** start **
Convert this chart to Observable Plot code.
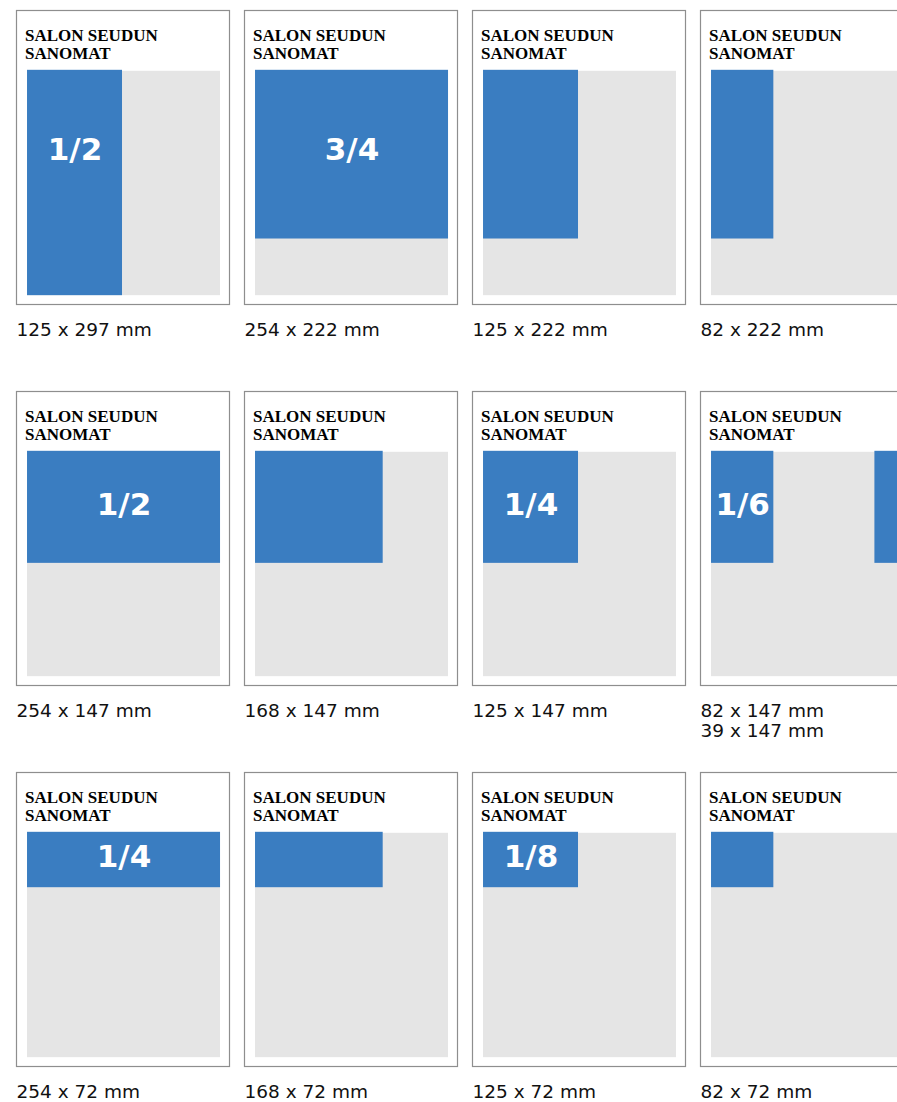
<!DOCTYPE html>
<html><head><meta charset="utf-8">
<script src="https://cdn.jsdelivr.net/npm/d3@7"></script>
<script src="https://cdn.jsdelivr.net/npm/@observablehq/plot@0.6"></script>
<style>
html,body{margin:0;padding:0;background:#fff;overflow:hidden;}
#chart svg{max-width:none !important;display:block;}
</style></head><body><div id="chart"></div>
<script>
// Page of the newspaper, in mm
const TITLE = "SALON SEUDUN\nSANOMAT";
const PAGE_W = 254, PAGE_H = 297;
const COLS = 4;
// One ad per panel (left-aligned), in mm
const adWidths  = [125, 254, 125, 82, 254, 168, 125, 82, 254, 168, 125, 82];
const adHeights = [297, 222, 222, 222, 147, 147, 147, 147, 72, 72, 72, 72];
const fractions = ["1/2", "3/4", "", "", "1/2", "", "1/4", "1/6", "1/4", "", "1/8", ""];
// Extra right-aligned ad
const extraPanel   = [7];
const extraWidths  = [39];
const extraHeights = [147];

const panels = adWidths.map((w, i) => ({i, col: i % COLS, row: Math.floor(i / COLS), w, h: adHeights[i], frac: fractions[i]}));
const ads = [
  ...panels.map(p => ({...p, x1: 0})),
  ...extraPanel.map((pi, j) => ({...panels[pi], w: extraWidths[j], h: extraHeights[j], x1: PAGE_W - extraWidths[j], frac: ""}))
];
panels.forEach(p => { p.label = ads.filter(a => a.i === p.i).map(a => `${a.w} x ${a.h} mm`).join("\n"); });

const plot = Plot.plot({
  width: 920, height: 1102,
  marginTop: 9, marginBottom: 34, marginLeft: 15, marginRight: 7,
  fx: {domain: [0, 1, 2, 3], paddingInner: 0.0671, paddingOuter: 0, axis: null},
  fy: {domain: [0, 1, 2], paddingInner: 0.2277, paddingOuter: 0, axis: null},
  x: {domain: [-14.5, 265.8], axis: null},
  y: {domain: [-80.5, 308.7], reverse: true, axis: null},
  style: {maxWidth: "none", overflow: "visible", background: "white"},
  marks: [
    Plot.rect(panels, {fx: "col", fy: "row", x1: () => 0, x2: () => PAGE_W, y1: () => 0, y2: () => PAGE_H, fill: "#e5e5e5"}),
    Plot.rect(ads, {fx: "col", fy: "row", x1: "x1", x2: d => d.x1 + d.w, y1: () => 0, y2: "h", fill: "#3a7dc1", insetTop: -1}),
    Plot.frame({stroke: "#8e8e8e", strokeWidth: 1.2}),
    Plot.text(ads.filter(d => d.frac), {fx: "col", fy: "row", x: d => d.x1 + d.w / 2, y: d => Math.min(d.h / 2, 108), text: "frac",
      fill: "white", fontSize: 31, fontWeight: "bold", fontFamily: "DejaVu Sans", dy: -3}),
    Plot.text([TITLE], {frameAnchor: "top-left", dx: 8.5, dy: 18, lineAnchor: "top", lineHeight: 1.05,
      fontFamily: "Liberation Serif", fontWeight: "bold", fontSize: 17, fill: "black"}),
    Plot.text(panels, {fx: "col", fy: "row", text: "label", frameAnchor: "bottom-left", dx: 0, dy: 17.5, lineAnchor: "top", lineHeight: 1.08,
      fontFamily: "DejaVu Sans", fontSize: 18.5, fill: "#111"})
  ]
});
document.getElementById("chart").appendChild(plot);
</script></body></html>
** end **
** start **
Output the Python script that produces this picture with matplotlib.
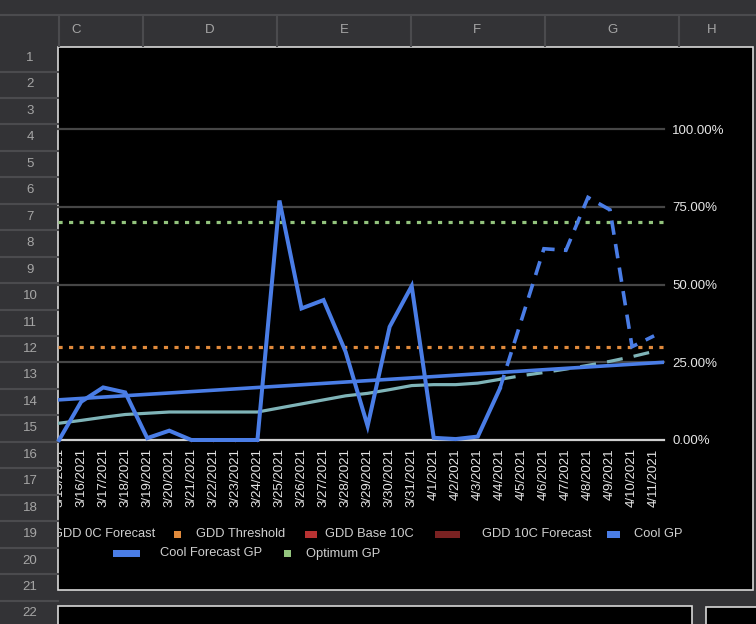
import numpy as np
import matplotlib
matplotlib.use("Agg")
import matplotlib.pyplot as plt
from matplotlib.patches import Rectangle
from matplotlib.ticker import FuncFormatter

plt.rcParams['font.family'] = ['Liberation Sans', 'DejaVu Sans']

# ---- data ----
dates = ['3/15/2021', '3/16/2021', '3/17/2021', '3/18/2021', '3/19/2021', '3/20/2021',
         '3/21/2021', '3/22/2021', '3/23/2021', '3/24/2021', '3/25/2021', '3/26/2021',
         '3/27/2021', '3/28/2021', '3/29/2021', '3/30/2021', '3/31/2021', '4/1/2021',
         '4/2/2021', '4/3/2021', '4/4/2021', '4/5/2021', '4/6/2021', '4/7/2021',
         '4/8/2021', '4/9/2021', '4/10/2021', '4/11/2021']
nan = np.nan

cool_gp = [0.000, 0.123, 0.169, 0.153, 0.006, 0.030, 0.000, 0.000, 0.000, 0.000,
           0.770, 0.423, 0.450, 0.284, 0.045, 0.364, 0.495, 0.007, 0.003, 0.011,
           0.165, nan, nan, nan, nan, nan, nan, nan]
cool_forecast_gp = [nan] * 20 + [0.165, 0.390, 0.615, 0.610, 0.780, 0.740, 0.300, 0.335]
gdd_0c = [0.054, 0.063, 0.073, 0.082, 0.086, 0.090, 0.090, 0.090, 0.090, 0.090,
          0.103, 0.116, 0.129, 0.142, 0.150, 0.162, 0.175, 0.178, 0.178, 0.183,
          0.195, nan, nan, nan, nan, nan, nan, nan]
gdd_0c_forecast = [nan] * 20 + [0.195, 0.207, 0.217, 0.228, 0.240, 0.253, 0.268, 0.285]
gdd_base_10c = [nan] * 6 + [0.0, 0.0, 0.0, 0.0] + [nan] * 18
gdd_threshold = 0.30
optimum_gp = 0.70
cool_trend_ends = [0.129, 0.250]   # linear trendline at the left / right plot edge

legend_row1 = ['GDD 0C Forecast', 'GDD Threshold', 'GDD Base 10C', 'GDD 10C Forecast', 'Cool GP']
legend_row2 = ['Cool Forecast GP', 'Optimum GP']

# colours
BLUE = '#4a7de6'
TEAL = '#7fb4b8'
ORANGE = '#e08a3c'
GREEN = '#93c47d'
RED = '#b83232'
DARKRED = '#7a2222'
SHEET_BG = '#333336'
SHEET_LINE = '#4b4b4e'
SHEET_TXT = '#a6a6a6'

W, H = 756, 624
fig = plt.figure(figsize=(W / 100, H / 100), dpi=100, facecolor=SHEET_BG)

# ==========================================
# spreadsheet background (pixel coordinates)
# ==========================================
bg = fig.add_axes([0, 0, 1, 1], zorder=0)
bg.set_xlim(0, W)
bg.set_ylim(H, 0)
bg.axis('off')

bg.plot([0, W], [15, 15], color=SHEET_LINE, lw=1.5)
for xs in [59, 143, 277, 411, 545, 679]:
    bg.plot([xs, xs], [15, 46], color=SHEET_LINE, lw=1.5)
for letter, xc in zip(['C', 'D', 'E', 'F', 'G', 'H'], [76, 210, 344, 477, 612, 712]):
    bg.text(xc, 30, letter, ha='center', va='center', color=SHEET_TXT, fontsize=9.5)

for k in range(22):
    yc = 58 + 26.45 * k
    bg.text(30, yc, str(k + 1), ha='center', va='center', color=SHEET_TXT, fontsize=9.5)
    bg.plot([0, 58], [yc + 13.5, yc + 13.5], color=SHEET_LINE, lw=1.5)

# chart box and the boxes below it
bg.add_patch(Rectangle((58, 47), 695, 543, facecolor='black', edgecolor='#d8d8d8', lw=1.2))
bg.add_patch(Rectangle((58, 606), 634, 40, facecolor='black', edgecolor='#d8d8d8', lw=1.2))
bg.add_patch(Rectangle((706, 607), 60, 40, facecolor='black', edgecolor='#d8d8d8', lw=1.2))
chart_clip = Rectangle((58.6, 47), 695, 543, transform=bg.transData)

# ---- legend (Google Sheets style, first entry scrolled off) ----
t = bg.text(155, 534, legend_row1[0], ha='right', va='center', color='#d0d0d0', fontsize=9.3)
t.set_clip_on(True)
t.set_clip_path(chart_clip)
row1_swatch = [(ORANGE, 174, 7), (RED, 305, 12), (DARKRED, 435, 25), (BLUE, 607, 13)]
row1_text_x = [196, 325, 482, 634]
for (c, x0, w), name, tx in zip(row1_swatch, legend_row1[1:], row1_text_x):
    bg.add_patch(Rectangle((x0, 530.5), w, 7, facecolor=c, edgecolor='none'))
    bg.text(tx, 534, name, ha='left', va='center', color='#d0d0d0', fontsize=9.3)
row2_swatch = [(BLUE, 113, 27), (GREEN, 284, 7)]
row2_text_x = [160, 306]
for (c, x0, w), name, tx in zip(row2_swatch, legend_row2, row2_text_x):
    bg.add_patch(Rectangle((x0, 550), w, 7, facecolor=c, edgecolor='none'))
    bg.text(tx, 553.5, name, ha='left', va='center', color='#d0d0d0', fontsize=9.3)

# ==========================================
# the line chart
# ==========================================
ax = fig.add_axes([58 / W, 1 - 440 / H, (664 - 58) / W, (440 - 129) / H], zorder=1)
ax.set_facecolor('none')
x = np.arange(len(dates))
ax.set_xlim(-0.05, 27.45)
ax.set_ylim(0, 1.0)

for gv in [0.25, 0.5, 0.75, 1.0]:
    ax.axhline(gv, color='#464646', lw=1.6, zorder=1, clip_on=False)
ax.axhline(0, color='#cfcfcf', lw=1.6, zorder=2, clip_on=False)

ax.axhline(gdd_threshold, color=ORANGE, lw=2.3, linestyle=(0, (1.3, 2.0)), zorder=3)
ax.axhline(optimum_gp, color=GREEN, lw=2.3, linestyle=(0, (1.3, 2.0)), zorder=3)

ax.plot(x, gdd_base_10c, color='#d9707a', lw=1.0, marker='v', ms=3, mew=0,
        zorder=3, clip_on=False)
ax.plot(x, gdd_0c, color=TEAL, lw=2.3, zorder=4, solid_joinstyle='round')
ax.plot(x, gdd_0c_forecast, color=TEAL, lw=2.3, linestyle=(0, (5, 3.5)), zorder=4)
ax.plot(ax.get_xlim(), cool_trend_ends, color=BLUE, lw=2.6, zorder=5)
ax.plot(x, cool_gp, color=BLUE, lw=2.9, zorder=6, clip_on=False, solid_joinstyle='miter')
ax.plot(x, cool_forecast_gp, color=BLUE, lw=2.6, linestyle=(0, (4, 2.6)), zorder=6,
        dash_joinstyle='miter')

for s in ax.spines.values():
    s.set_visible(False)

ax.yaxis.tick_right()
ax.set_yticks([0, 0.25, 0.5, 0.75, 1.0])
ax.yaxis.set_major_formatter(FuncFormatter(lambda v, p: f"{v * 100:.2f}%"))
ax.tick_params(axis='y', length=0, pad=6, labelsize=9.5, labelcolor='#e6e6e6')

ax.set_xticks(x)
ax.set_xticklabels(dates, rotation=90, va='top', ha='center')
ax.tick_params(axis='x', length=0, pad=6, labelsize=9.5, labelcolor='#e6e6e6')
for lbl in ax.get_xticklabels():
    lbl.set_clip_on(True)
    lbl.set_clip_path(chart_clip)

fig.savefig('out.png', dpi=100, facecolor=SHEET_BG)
** end **
Where a line holds "this", copy it out.

Convert this chart to Observable Plot code.
Output the Python script that produces this picture with matplotlib.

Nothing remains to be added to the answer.